I've learned lessons from the sea, the kind of lessons that cannot be learned by listening to the stories of others nor by reading them in some guide or magazine. I've learned lessons about weather and helm, distance and direction, lessons about the limitations of ship and crew, the power of waves and water. I've learned about attacking odds, moving against them steadily and defeating them not through force, but through persistence.
There is a stretch of water along the Sunshine Coast of BC which challenges all who come there in anything except the easiest of times. It runs from Welcome Pass, just up from Sechelt, down to Gower Point, the entry to the safety across Shoal Channel and into Gibsons Harbour. This stretch of water is exposed to the long fetch, the full fetch of the Salish Sea, running clear from the islands that protect the entry to Puget Sound all the way to Campbell River, an open stretch of water where southerly winds build a pounding triangular sea, bounced back and forth in a bathtub action by the shores of Vancouver Island on the one hand and the mainland coast on the other.
It is a dangerous stretch of water in bad weather, having claimed more than one vessel whose skipper was insufficiently experienced or arrogant enough to assume that the mere power of engines could surpass the strength of the sea. It is possible to navigate this stretch in all but the worst of weather, yet each year it claims someone, whether professional mariner or recreational boater. It is not dangerous if you know what to do; it just takes those who lack the experience to know when to turn back.

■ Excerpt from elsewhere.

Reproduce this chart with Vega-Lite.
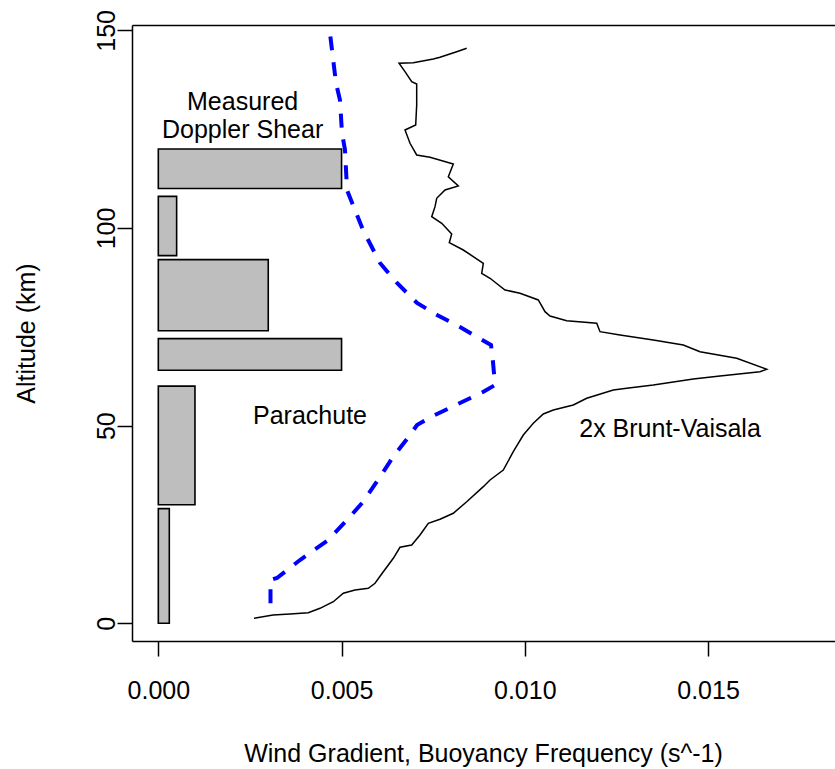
{
  "$schema": "https://vega.github.io/schema/vega-lite/v6.json",
  "width": 703,
  "height": 616,
  "autosize": {"type": "none"},
  "padding": {"left": 132, "top": 25, "right": 0, "bottom": 128},
  "background": "white",
  "config": {
    "font": "Liberation Sans",
    "view": {"stroke": null},
    "axis": {
      "grid": false,
      "domainColor": "#000000",
      "domainWidth": 1.5,
      "tickColor": "#000000",
      "tickWidth": 1.5,
      "tickSize": 15,
      "labelColor": "#000000",
      "labelFont": "Liberation Sans",
      "labelFontSize": 25,
      "titleColor": "#000000",
      "titleFont": "Liberation Sans",
      "titleFontSize": 25,
      "titleFontWeight": "normal"
    }
  },
  "datasets": {
    "bars": [
      {"lo": 0, "hi": 29, "start": 0, "w": 0.0003},
      {"lo": 30, "hi": 60, "start": 0, "w": 0.001},
      {"lo": 64, "hi": 72, "start": 0, "w": 0.005},
      {"lo": 74, "hi": 92, "start": 0, "w": 0.003},
      {"lo": 93, "hi": 108, "start": 0, "w": 0.0005},
      {"lo": 110, "hi": 120, "start": 0, "w": 0.005}
    ],
    "shear": [
      {"v": 0.003061, "alt": 5.06},
      {"v": 0.003061, "alt": 10.95},
      {"v": 0.003239, "alt": 11.46},
      {"v": 0.003866, "alt": 16.01},
      {"v": 0.004603, "alt": 20.82},
      {"v": 0.005149, "alt": 26.13},
      {"v": 0.005585, "alt": 30.69},
      {"v": 0.006049, "alt": 37.01},
      {"v": 0.006404, "alt": 42.07},
      {"v": 0.006868, "alt": 47.64},
      {"v": 0.007059, "alt": 50.16},
      {"v": 0.007495, "alt": 52.44},
      {"v": 0.008232, "alt": 55.73},
      {"v": 0.00886, "alt": 58.51},
      {"v": 0.009187, "alt": 60.28},
      {"v": 0.009132, "alt": 66.1},
      {"v": 0.009078, "alt": 70.4},
      {"v": 0.008232, "alt": 74.95},
      {"v": 0.007605, "alt": 77.99},
      {"v": 0.007059, "alt": 81.03},
      {"v": 0.006513, "alt": 86.09},
      {"v": 0.006049, "alt": 91.15},
      {"v": 0.005585, "alt": 99.49},
      {"v": 0.005312, "alt": 105.82},
      {"v": 0.005149, "alt": 109.61},
      {"v": 0.005094, "alt": 119.73},
      {"v": 0.005012, "alt": 124.03},
      {"v": 0.004957, "alt": 132.38},
      {"v": 0.004848, "alt": 136.68},
      {"v": 0.004739, "alt": 145.03},
      {"v": 0.004657, "alt": 151.35},
      {"v": 0.00463, "alt": 154}
    ],
    "bv": [
      {"v": 0.002611, "alt": 1.26},
      {"v": 0.00313, "alt": 2.1},
      {"v": 0.003594, "alt": 2.35},
      {"v": 0.004093, "alt": 2.68},
      {"v": 0.004412, "alt": 3.79},
      {"v": 0.004775, "alt": 5.46},
      {"v": 0.005048, "alt": 7.59},
      {"v": 0.005367, "alt": 8.42},
      {"v": 0.00573, "alt": 8.85},
      {"v": 0.005913, "alt": 10.12},
      {"v": 0.006139, "alt": 13.05},
      {"v": 0.006412, "alt": 16.44},
      {"v": 0.006595, "alt": 19.23},
      {"v": 0.006914, "alt": 19.81},
      {"v": 0.00714, "alt": 22.34},
      {"v": 0.007367, "alt": 25.3},
      {"v": 0.007686, "alt": 26.31},
      {"v": 0.008049, "alt": 27.83},
      {"v": 0.008415, "alt": 30.76},
      {"v": 0.008868, "alt": 34.56},
      {"v": 0.009051, "alt": 36.25},
      {"v": 0.009413, "alt": 38.78},
      {"v": 0.009686, "alt": 43.41},
      {"v": 0.009959, "alt": 47.63},
      {"v": 0.010232, "alt": 50.59},
      {"v": 0.010505, "alt": 52.95},
      {"v": 0.010778, "alt": 53.96},
      {"v": 0.011323, "alt": 55.22},
      {"v": 0.011689, "alt": 56.92},
      {"v": 0.012415, "alt": 59.02},
      {"v": 0.01278, "alt": 59.45},
      {"v": 0.013506, "alt": 60.28},
      {"v": 0.014597, "alt": 61.8},
      {"v": 0.015326, "alt": 62.56},
      {"v": 0.016417, "alt": 63.65},
      {"v": 0.0166, "alt": 64.26},
      {"v": 0.015782, "alt": 67.04},
      {"v": 0.01478, "alt": 68.71},
      {"v": 0.014325, "alt": 70.4},
      {"v": 0.013506, "alt": 71.67},
      {"v": 0.012598, "alt": 72.93},
      {"v": 0.012052, "alt": 73.77},
      {"v": 0.011962, "alt": 75.89},
      {"v": 0.011143, "alt": 76.55},
      {"v": 0.010688, "alt": 77.74},
      {"v": 0.010551, "alt": 78.83},
      {"v": 0.010368, "alt": 81.79},
      {"v": 0.009869, "alt": 83.48},
      {"v": 0.00946, "alt": 84.32},
      {"v": 0.009051, "alt": 87.28},
      {"v": 0.008824, "alt": 88.54},
      {"v": 0.008868, "alt": 91.07},
      {"v": 0.008322, "alt": 94.43},
      {"v": 0.00794, "alt": 96.28},
      {"v": 0.008005, "alt": 98.48},
      {"v": 0.007733, "alt": 101.19},
      {"v": 0.00746, "alt": 102.86},
      {"v": 0.00755, "alt": 105.39},
      {"v": 0.007596, "alt": 107.51},
      {"v": 0.007823, "alt": 109.61},
      {"v": 0.008186, "alt": 110.62},
      {"v": 0.007913, "alt": 112.98},
      {"v": 0.008049, "alt": 116.19},
      {"v": 0.007413, "alt": 117.88},
      {"v": 0.00705, "alt": 118.47},
      {"v": 0.006868, "alt": 121.43},
      {"v": 0.006731, "alt": 124.79},
      {"v": 0.007023, "alt": 126.06},
      {"v": 0.00705, "alt": 131.11},
      {"v": 0.00705, "alt": 136.43},
      {"v": 0.006914, "alt": 137.01},
      {"v": 0.006731, "alt": 139.54},
      {"v": 0.006568, "alt": 141.66},
      {"v": 0.006958, "alt": 141.81},
      {"v": 0.007503, "alt": 142.75},
      {"v": 0.007686, "alt": 143.18},
      {"v": 0.008142, "alt": 144.6},
      {"v": 0.008415, "alt": 145.46}
    ],
    "labels": [
      {"v": 0.0023, "alt": 129.85, "text": "Measured"},
      {"v": 0.0023, "alt": 122.7, "text": "Doppler Shear"},
      {"v": 0.004139, "alt": 50.4, "text": "Parachute"},
      {"v": 0.013962, "alt": 47.2, "text": "2x Brunt-Vaisala"}
    ]
  },
  "resolve": {"axis": {"x": "independent"}},
  "layer": [
    {
      "data": {"name": "bars"},
      "mark": {"type": "rect", "fill": "#BEBEBE", "stroke": "#000000", "strokeWidth": 1.6},
      "encoding": {
        "x": {
          "field": "start",
          "type": "quantitative",
          "scale": {"domain": [-0.000718, 0.018464], "nice": false, "zero": false},
          "axis": {
            "orient": "bottom",
            "values": [0, 0.005, 0.01, 0.015],
            "format": ".3f",
            "labelBaseline": "alphabetic",
            "labelAlign": "center",
            "labelPadding": 42,
            "title": "Wind Gradient, Buoyancy Frequency (s^-1)",
            "titleX": 351,
            "titleY": 120,
            "titleAlign": "center",
            "titleBaseline": "alphabetic"
          }
        },
        "x2": {"field": "w"},
        "y": {
          "field": "lo",
          "type": "quantitative",
          "scale": {"domain": [-4.48, 151.35], "nice": false, "zero": false},
          "axis": {
            "values": [0, 50, 100, 150],
            "labelAngle": -90,
            "labelAlign": "center",
            "labelBaseline": "alphabetic",
            "labelPadding": 3,
            "title": "Altitude (km)",
            "titleAngle": -90,
            "titleAlign": "center",
            "titleBaseline": "alphabetic",
            "titleX": -98,
            "titleY": 308
          }
        },
        "y2": {"field": "hi"}
      }
    },
    {
      "data": {"name": "shear"},
      "mark": {"type": "line", "color": "#0000FF", "strokeWidth": 4, "strokeDash": [14, 12], "clip": true},
      "encoding": {
        "x": {"field": "v", "type": "quantitative", "scale": {"domain": [-0.000718, 0.018464], "nice": false, "zero": false}, "axis": null},
        "y": {"field": "alt", "type": "quantitative", "scale": {"domain": [-4.48, 151.35], "nice": false, "zero": false}, "title": "Altitude (km)"},
        "order": {"field": "alt", "type": "quantitative"}
      }
    },
    {
      "data": {"name": "bv"},
      "mark": {"type": "line", "color": "#000000", "strokeWidth": 1.5, "clip": true},
      "encoding": {
        "x": {"field": "v", "type": "quantitative", "scale": {"domain": [-0.000718, 0.018464], "nice": false, "zero": false}, "axis": null},
        "y": {"field": "alt", "type": "quantitative", "scale": {"domain": [-4.48, 151.35], "nice": false, "zero": false}, "title": "Altitude (km)"},
        "order": {"field": "alt", "type": "quantitative"}
      }
    },
    {
      "data": {"name": "labels"},
      "mark": {"type": "text", "font": "Liberation Sans", "fontSize": 25, "color": "#000000", "align": "center", "baseline": "alphabetic"},
      "encoding": {
        "x": {
          "field": "v",
          "type": "quantitative",
          "scale": {"domain": [-0.000718, 0.018464], "nice": false, "zero": false},
          "axis": {"orient": "top", "labels": false, "ticks": false, "domain": true, "title": null, "grid": false}
        },
        "y": {"field": "alt", "type": "quantitative", "scale": {"domain": [-4.48, 151.35], "nice": false, "zero": false}, "title": "Altitude (km)"},
        "text": {"field": "text"}
      }
    }
  ]
}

In one of our many sailing trips, my daughter Meaghan and I were traversing this stretch of water in late afternoon, an afternoon of foul weather and adverse conditions. The wind was pounding us with a near gale, driven up by a building southerly rising in the Strait of Juan de Fuca, turning the corner in Haro Straits, running fast, furious and free up the Strait of Georgia, finally blasting itself onto the open shores of Davis Bay.
Meaghan and I made this run carefully. The wind held us back, the tide pushed us back, the waves pounded us back, rising alongside and running green water from the open seas over the foredeck of our small sailboat. I knew this water and I knew this boat. The way to take it was steady, a hand on the tiller and an eye on the water. This stretch is an 11 mile run; with wind and wave against us we were making no more than 2 or 3 knots; it was going to be a long stretch.
As we passed Davis Bay we heard a Mayday on the radio; this was one time when I wished I was running with the radio off, something I would rarely do. We had passed Davis Bay but behind us was the call for urgent assistance. A boat had overturned and people were in the water. We knew what we had to do; we turned and suddenly were headed at 9 or 10 knots away from where we wanted to go.
As it turned out, the mayday was a false alarm, a roadside motorist seeing a windsurfer go over and assuming it was a boat, not just someone taking advantage of the full surf that this weather drove before itself. Once we cleared the mayday, we still had 9 miles to go while making at best 3 knots an hour. It was to be a long run.
I settled in, hand on the tiller, face against the rain, standing square in the cockpit, bracing myself with the railing and seat, prepared to work against it all, headed for home and safety. I had my GPS beside me so I could get a better sense of run and speed over ground. It showed each mile, each tenth of a mile. I came to realize that every 14 waves represented a 10th of a mile; every seventh or eighth was a bad one. I held the tiller, counted the 10th's of miles, and knew that with each passing minute our goal of safe harbour grew ever closer. We got there safely.
Tonight I was at a social event. It was at one of my favourite hangouts and, as usual, I stayed late. When I arrived I could not park in the regular handicapped spot; it was already taken. So I parked in the laneway across the street. After my evening with friends I made my way out of the pub. I approached the curb and gutter, one that has given me grief in the past. I made my way slowly down the the edge and worked across it.
Once safely setup, what lay before me was the steep rise to the crest of the road, the hump in the middle. So I edged my way up slowly, adjusting my body to maintain a center of balance and moving the wheels on my chair a bit at a time. I inched forward to the top. Once there I rolled down the other side where I was again presented with the steep slope up the alley way. Again I move in careful, measured increments, balancing myself as I moved up the rise to my truck.
It was there I realized the similarity between my adventures in sailing and my adventures in my wheelchair. I am no longer strong enough to simply force my way up something. I am no longer able to push with the power I once had against the slope of the road. But like my sailing adventures, if I take each increment, each rise, each stage in small bits, I know I can get there; every push, every struggle, every part; none is monolith, all can be taken in smaller pieces. I may no longer be able to run, to stand, to walk, to stretch, yet I can still get there, one little bit at a time.